### Directions for this task
Below is a listing to write out in full, exactly as given, without its pictures.

### Dataset section

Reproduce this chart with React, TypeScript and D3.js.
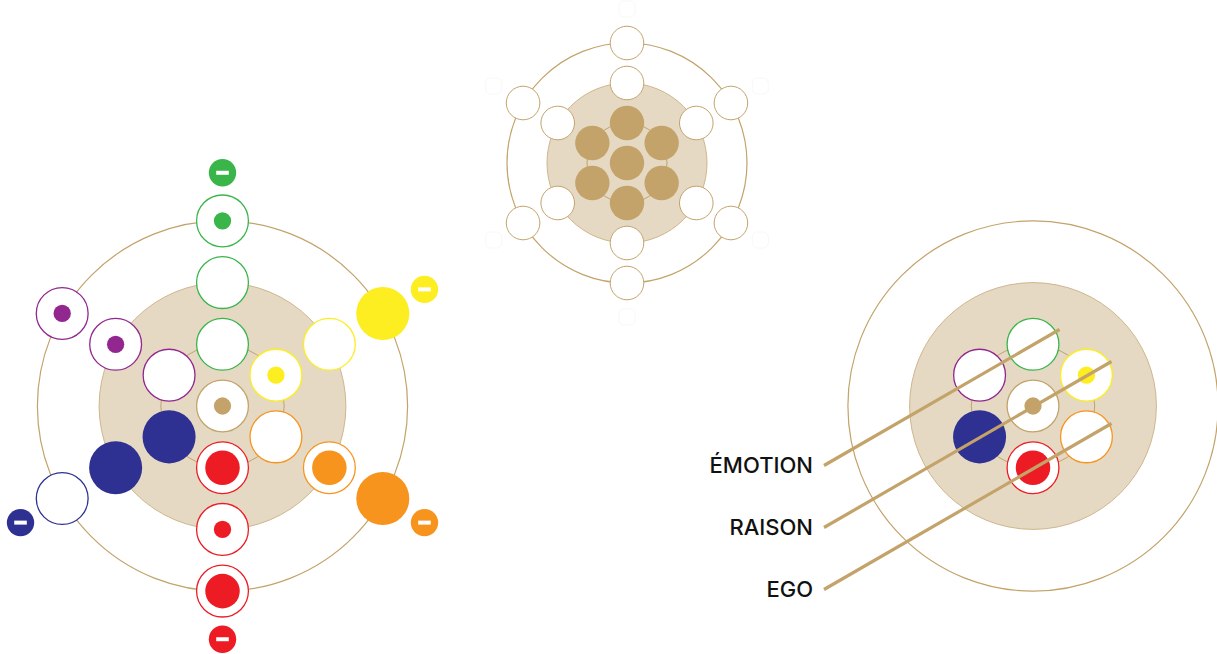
import React, { useEffect, useRef } from 'react';
import * as d3 from 'd3';

// spokes of the hex lattice, clockwise from the top
const SPOKES = ['vert', 'jaune', 'orange', 'rouge', 'bleu', 'violet'];
const SPOKE_COLORS = ['#39b54a', '#fcee21', '#f7941d', '#ed1c24', '#2e3192', '#92278f'];
// fill level of each circle: 0 empty, 1 small dot, 2 large dot, 3 full
const CENTER_LEVEL = 1;
const RING1 = [0, 1, 0, 2, 3, 0];
const RING2 = [0, 0, 2, 1, 3, 1];
const RING3 = [1, 3, 3, 2, 0, 1];
const BADGES = [1, 1, 1, 1, 1, 0];
const LABELS = ['ÉMOTION', 'RAISON', 'EGO'];
const LABEL_LINE_LENGTHS = [272, 332, 332];

const TAN = '#c3a36a';
const BEIGE = '#e5d9c3';

type G = d3.Selection<SVGGElement, unknown, null, undefined>;

function spokeAngle(i: number) {
    return -Math.PI / 2 + (i * Math.PI) / 3;
}

function frame(g: G, s: number) {
    g.append('circle').attr('r', 3 * s).attr('fill', 'none').attr('stroke', TAN).attr('stroke-width', 1.2);
    g.append('circle').attr('r', 2 * s).attr('fill', BEIGE).attr('stroke', '#cfb68c').attr('stroke-width', 1);
    g.append('circle').attr('r', s).attr('fill', 'none').attr('stroke', TAN).attr('stroke-width', 1);
}

function levelCircle(g: G, x: number, y: number, s: number, level: number, color: string) {
    const r = 0.42 * s;
    const dot = d3.scaleOrdinal<number, number>().domain([0, 1, 2, 3]).range([0, 0.14 * s, 0.28 * s, 0.43 * s]);
    if (level === 3) {
        g.append('circle').attr('cx', x).attr('cy', y).attr('r', dot(3)).attr('fill', color);
        return;
    }
    g.append('circle').attr('cx', x).attr('cy', y).attr('r', r)
        .attr('fill', '#fff').attr('stroke', color).attr('stroke-width', 1.3);
    if (level > 0) {
        g.append('circle').attr('cx', x).attr('cy', y).attr('r', dot(level)).attr('fill', color);
    }
}

function badge(g: G, x: number, y: number, color: string) {
    g.append('circle').attr('cx', x).attr('cy', y).attr('r', 13.7).attr('fill', color);
    g.append('rect').attr('x', x - 6.3).attr('y', y - 2).attr('width', 12.6).attr('height', 4).attr('fill', '#fff');
}

export default function App() {
    const svgRef = useRef<SVGSVGElement>(null);

    useEffect(() => {
        if (!svgRef.current) return;
        const svg = d3.select(svgRef.current);
        svg.selectAll('*').remove();

        const rings = [RING1, RING2, RING3];

        // Left: full diagram
        {
            const s = 61.7;
            const dist = d3.scaleLinear().domain([0, 1]).range([0, s]);
            const g = svg.append('g').attr('transform', 'translate(222.5,406)');
            frame(g, s);
            levelCircle(g, 0, 0, s, CENTER_LEVEL, TAN);
            rings.forEach((ring, k) => {
                ring.forEach((lv, i) => {
                    const a = spokeAngle(i);
                    levelCircle(g, dist(k + 1) * Math.cos(a), dist(k + 1) * Math.sin(a), s, lv, SPOKE_COLORS[i]);
                });
            });
            BADGES.forEach((b, i) => {
                if (!b) return;
                const a = spokeAngle(i);
                badge(g, dist(3.78) * Math.cos(a), dist(3.78) * Math.sin(a), SPOKE_COLORS[i]);
            });
        }

        // Middle: neutral template
        {
            const s = 40;
            const dist = d3.scaleLinear().domain([0, 1]).range([0, s]);
            const g = svg.append('g').attr('transform', 'translate(627,163)');
            frame(g, s);
            SPOKES.forEach((_, i) => {
                const a = spokeAngle(i);
                g.append('rect')
                    .attr('x', dist(3.85) * Math.cos(a) - 8).attr('y', dist(3.85) * Math.sin(a) - 8)
                    .attr('width', 16).attr('height', 16).attr('rx', 5)
                    .attr('fill', '#fff').attr('stroke', '#f8f8f8').attr('stroke-width', 1);
            });
            g.append('circle').attr('r', 0.43 * s).attr('fill', TAN);
            rings.forEach((ring, k) => {
                ring.forEach((_, i) => {
                    const a = spokeAngle(i);
                    const x = dist(k + 1) * Math.cos(a);
                    const y = dist(k + 1) * Math.sin(a);
                    if (k === 0) {
                        g.append('circle').attr('cx', x).attr('cy', y).attr('r', 0.43 * s).attr('fill', TAN);
                    } else {
                        g.append('circle').attr('cx', x).attr('cy', y).attr('r', 0.42 * s)
                            .attr('fill', '#fff').attr('stroke', TAN).attr('stroke-width', 1);
                    }
                });
            });
        }

        // Right: first ring with labels
        {
            const s = 61.7;
            const cx = 1033;
            const cy = 406;
            const dist = d3.scaleLinear().domain([0, 1]).range([0, s]);
            const g = svg.append('g').attr('transform', `translate(${cx},${cy})`);
            frame(g, s);
            levelCircle(g, 0, 0, s, CENTER_LEVEL, TAN);
            RING1.forEach((lv, i) => {
                const a = spokeAngle(i);
                levelCircle(g, dist(1) * Math.cos(a), dist(1) * Math.sin(a), s, lv, SPOKE_COLORS[i]);
            });

            const la = -Math.PI / 6;
            LABELS.forEach((label, k) => {
                const x0 = cx - 209;
                const y0 = cy + 59.5 + k * 62;
                const len = LABEL_LINE_LENGTHS[k];
                svg.append('line')
                    .attr('x1', x0).attr('y1', y0)
                    .attr('x2', x0 + len * Math.cos(la)).attr('y2', y0 + len * Math.sin(la))
                    .attr('stroke', TAN).attr('stroke-width', 3.2).attr('stroke-linecap', 'butt');
                svg.append('text')
                    .attr('x', x0 - 11).attr('y', y0 + 7.5)
                    .attr('text-anchor', 'end')
                    .style('font-family', 'Inter, sans-serif')
                    .style('font-weight', 500)
                    .style('font-size', '22px')
                    .attr('fill', '#111')
                    .text(label);
            });
        }
    }, []);

    return (
        <svg
            ref={svgRef}
            width={1217}
            height={654}
            viewBox="0 0 1217 654"
            style={{ position: 'absolute', left: 0, top: 0, background: '#fff' }}
        />
    );
}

### Finished exercise
Reproduce this chart with React, TypeScript and D3.js.
import React, { useEffect, useRef } from 'react';
import * as d3 from 'd3';

// spokes of the hex lattice, clockwise from the top
const SPOKES = ['vert', 'jaune', 'orange', 'rouge', 'bleu', 'violet'];
const SPOKE_COLORS = ['#39b54a', '#fcee21', '#f7941d', '#ed1c24', '#2e3192', '#92278f'];
// fill level of each circle: 0 empty, 1 small dot, 2 large dot, 3 full
const CENTER_LEVEL = 1;
const RING1 = [0, 1, 0, 2, 3, 0];
const RING2 = [0, 0, 2, 1, 3, 1];
const RING3 = [1, 3, 3, 2, 0, 1];
const BADGES = [1, 1, 1, 1, 1, 0];
const LABELS = ['ÉMOTION', 'RAISON', 'EGO'];
const LABEL_LINE_LENGTHS = [272, 332, 332];

const TAN = '#c3a36a';
const BEIGE = '#e5d9c3';

type G = d3.Selection<SVGGElement, unknown, null, undefined>;

function spokeAngle(i: number) {
    return -Math.PI / 2 + (i * Math.PI) / 3;
}

function frame(g: G, s: number) {
    g.append('circle').attr('r', 3 * s).attr('fill', 'none').attr('stroke', TAN).attr('stroke-width', 1.2);
    g.append('circle').attr('r', 2 * s).attr('fill', BEIGE).attr('stroke', '#cfb68c').attr('stroke-width', 1);
    g.append('circle').attr('r', s).attr('fill', 'none').attr('stroke', TAN).attr('stroke-width', 1);
}

function levelCircle(g: G, x: number, y: number, s: number, level: number, color: string) {
    const r = 0.42 * s;
    const dot = d3.scaleOrdinal<number, number>().domain([0, 1, 2, 3]).range([0, 0.14 * s, 0.28 * s, 0.43 * s]);
    if (level === 3) {
        g.append('circle').attr('cx', x).attr('cy', y).attr('r', dot(3)).attr('fill', color);
        return;
    }
    g.append('circle').attr('cx', x).attr('cy', y).attr('r', r)
        .attr('fill', '#fff').attr('stroke', color).attr('stroke-width', 1.3);
    if (level > 0) {
        g.append('circle').attr('cx', x).attr('cy', y).attr('r', dot(level)).attr('fill', color);
    }
}

function badge(g: G, x: number, y: number, color: string) {
    g.append('circle').attr('cx', x).attr('cy', y).attr('r', 13.7).attr('fill', color);
    g.append('rect').attr('x', x - 6.3).attr('y', y - 2).attr('width', 12.6).attr('height', 4).attr('fill', '#fff');
}

export default function App() {
    const svgRef = useRef<SVGSVGElement>(null);

    useEffect(() => {
        if (!svgRef.current) return;
        const svg = d3.select(svgRef.current);
        svg.selectAll('*').remove();

        const rings = [RING1, RING2, RING3];

        // Left: full diagram
        {
            const s = 61.7;
            const dist = d3.scaleLinear().domain([0, 1]).range([0, s]);
            const g = svg.append('g').attr('transform', 'translate(222.5,406)');
            frame(g, s);
            levelCircle(g, 0, 0, s, CENTER_LEVEL, TAN);
            rings.forEach((ring, k) => {
                ring.forEach((lv, i) => {
                    const a = spokeAngle(i);
                    levelCircle(g, dist(k + 1) * Math.cos(a), dist(k + 1) * Math.sin(a), s, lv, SPOKE_COLORS[i]);
                });
            });
            BADGES.forEach((b, i) => {
                if (!b) return;
                const a = spokeAngle(i);
                badge(g, dist(3.78) * Math.cos(a), dist(3.78) * Math.sin(a), SPOKE_COLORS[i]);
            });
        }

        // Middle: neutral template
        {
            const s = 40;
            const dist = d3.scaleLinear().domain([0, 1]).range([0, s]);
            const g = svg.append('g').attr('transform', 'translate(627,163)');
            frame(g, s);
            SPOKES.forEach((_, i) => {
                const a = spokeAngle(i);
                g.append('rect')
                    .attr('x', dist(3.85) * Math.cos(a) - 8).attr('y', dist(3.85) * Math.sin(a) - 8)
                    .attr('width', 16).attr('height', 16).attr('rx', 5)
                    .attr('fill', '#fff').attr('stroke', '#f8f8f8').attr('stroke-width', 1);
            });
            g.append('circle').attr('r', 0.43 * s).attr('fill', TAN);
            rings.forEach((ring, k) => {
                ring.forEach((_, i) => {
                    const a = spokeAngle(i);
                    const x = dist(k + 1) * Math.cos(a);
                    const y = dist(k + 1) * Math.sin(a);
                    if (k === 0) {
                        g.append('circle').attr('cx', x).attr('cy', y).attr('r', 0.43 * s).attr('fill', TAN);
                    } else {
                        g.append('circle').attr('cx', x).attr('cy', y).attr('r', 0.42 * s)
                            .attr('fill', '#fff').attr('stroke', TAN).attr('stroke-width', 1);
                    }
                });
            });
        }

        // Right: first ring with labels
        {
            const s = 61.7;
            const cx = 1033;
            const cy = 406;
            const dist = d3.scaleLinear().domain([0, 1]).range([0, s]);
            const g = svg.append('g').attr('transform', `translate(${cx},${cy})`);
            frame(g, s);
            levelCircle(g, 0, 0, s, CENTER_LEVEL, TAN);
            RING1.forEach((lv, i) => {
                const a = spokeAngle(i);
                levelCircle(g, dist(1) * Math.cos(a), dist(1) * Math.sin(a), s, lv, SPOKE_COLORS[i]);
            });

            const la = -Math.PI / 6;
            LABELS.forEach((label, k) => {
                const x0 = cx - 209;
                const y0 = cy + 59.5 + k * 62;
                const len = LABEL_LINE_LENGTHS[k];
                svg.append('line')
                    .attr('x1', x0).attr('y1', y0)
                    .attr('x2', x0 + len * Math.cos(la)).attr('y2', y0 + len * Math.sin(la))
                    .attr('stroke', TAN).attr('stroke-width', 3.2).attr('stroke-linecap', 'butt');
                svg.append('text')
                    .attr('x', x0 - 11).attr('y', y0 + 7.5)
                    .attr('text-anchor', 'end')
                    .style('font-family', 'Inter, sans-serif')
                    .style('font-weight', 500)
                    .style('font-size', '22px')
                    .attr('fill', '#111')
                    .text(label);
            });
        }
    }, []);

    return (
        <svg
            ref={svgRef}
            width={1217}
            height={654}
            viewBox="0 0 1217 654"
            style={{ position: 'absolute', left: 0, top: 0, background: '#fff' }}
        />
    );
}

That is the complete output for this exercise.